A ameaça da impunidade institucionalizada
A PEC da Blindagem, sob o argumento falacioso de proteger contra “perseguições políticas”, visava criar um escudo processual para autoridades, dificultando ou impedindo investigações por crimes comuns. Tal iniciativa configurava um gravíssimo retrocesso civilizatório, instituindo um privilégio odioso oposto ao princípio da isonomia.
O Artigo 5º da Constituição Federal de 1988 consagra que “todos são iguais perante a lei”. A proposta, ao estabelecer um regime jurídico diferenciado para uma casta de agentes públicos, rasgaria essa cláusula pétrea. Como ensina José Afonso da Silva (2017), cláusulas pétreas existem para proteger a essência da Constituição contra investidas que visam solapar seu núcleo intangível.
A defesa da legalidade e da justiça republicana
A ideia de que autoridades possam estar imunes à responsabilização por atos ilícitos comuns é incompatível com um regime republicano. A história jurídica e política demonstra que a impunidade para os poderosos é o fermento da corrupção, do abuso de poder e da erosão da fé nas instituições.
A PEC transformaria o foro por prerrogativa de função em um salvo-conduto para a criminalidade, criando, nas palavras de Ferrajoli (2002), uma “zona de não-direito” dentro do próprio Estado.
O papel do Senado e o alerta democrático
A posição firme do Senado Federal, ao recusar a proposta, foi um ato de resistência democrática. O Senado agiu como contrapeso necessário, freando uma iniciativa que mancharia a imagem do Brasil. Foi a vitória da razão de Estado sobre a razão de facção.
É preocupante que uma proposta dessa natureza tenha chegado à pauta legislativa. Defender a “blindagem” é compactuar com a cultura do privilégio e da impunidade. A resposta adequada a eventuais abusos judiciais deve ser o aperfeiçoamento das garantias processuais para todos — nunca a criação de muros de proteção para uma minoria.
Transparência como condição de governabilidade
A transparência total nos três Poderes é condição de possibilidade da governabilidade. O cidadão tem o direito de saber como seus impostos são gastos, como as leis são votadas e como a justiça é administrada. O voto secreto em decisões públicas é uma afronta a esse direito.
Projetos como a PEC da Blindagem envenenam o tecido social, normalizando a desigualdade perante a lei e enviando a mensagem de que o poder confere imunidade. A vigilância cívica deve ser constante. A defesa da Constituição, da ética e da transparência é tarefa de toda a sociedade.
Educação e informação como resistência política
A batalha pela democracia e pela justiça social se trava nas salas de aula, nas bibliotecas e no acesso à informação de qualidade. A educação emancipadora e a informação transparente são os antídotos contra a opressão e o arbítrio.

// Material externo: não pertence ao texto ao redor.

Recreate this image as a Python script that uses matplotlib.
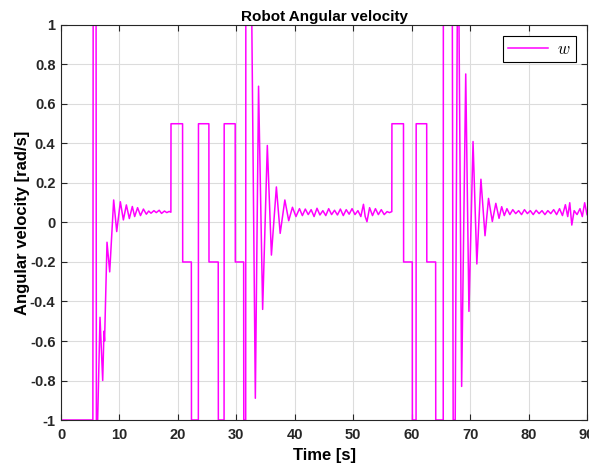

Um cidadão educado é capaz de decifrar discursos vazios, reconhecer projetos de poder dissimulados e identificar representantes legítimos. A ignorância é o terreno fértil onde florescem blindagens ilegítimas e leis que perpetuam privilégios.
Defender a educação pública e laica, e lutar por uma mídia livre e plural, é um ato de resistência política. Somente um povo que conhece seus direitos e sua história estará apto a exigir que a lei sirva a todos — sem exceção.
“A pior das injustiças é aquela travestida de legalidade, e só a consciência crítica coletiva pode desmascará-la.” — Pontes de Miranda
Referências
BRASIL. Constituição da República Federativa do Brasil de 1988.
DWORKIN, Ronald. O Império do Direito. São Paulo: Martins Fontes, 2003.
FERRAJOLI, Luigi. Direito e Razão: Teoria do Garantismo Penal. 2. ed. São Paulo: Revista dos Tribunais, 2002.
MONTESQUIEU. Do Espírito das Leis. São Paulo: Martins Fontes, 2005.
SILVA, José Afonso da. Curso de Direito Constitucional Positivo. 40. ed. São Paulo: Malheiros, 2017.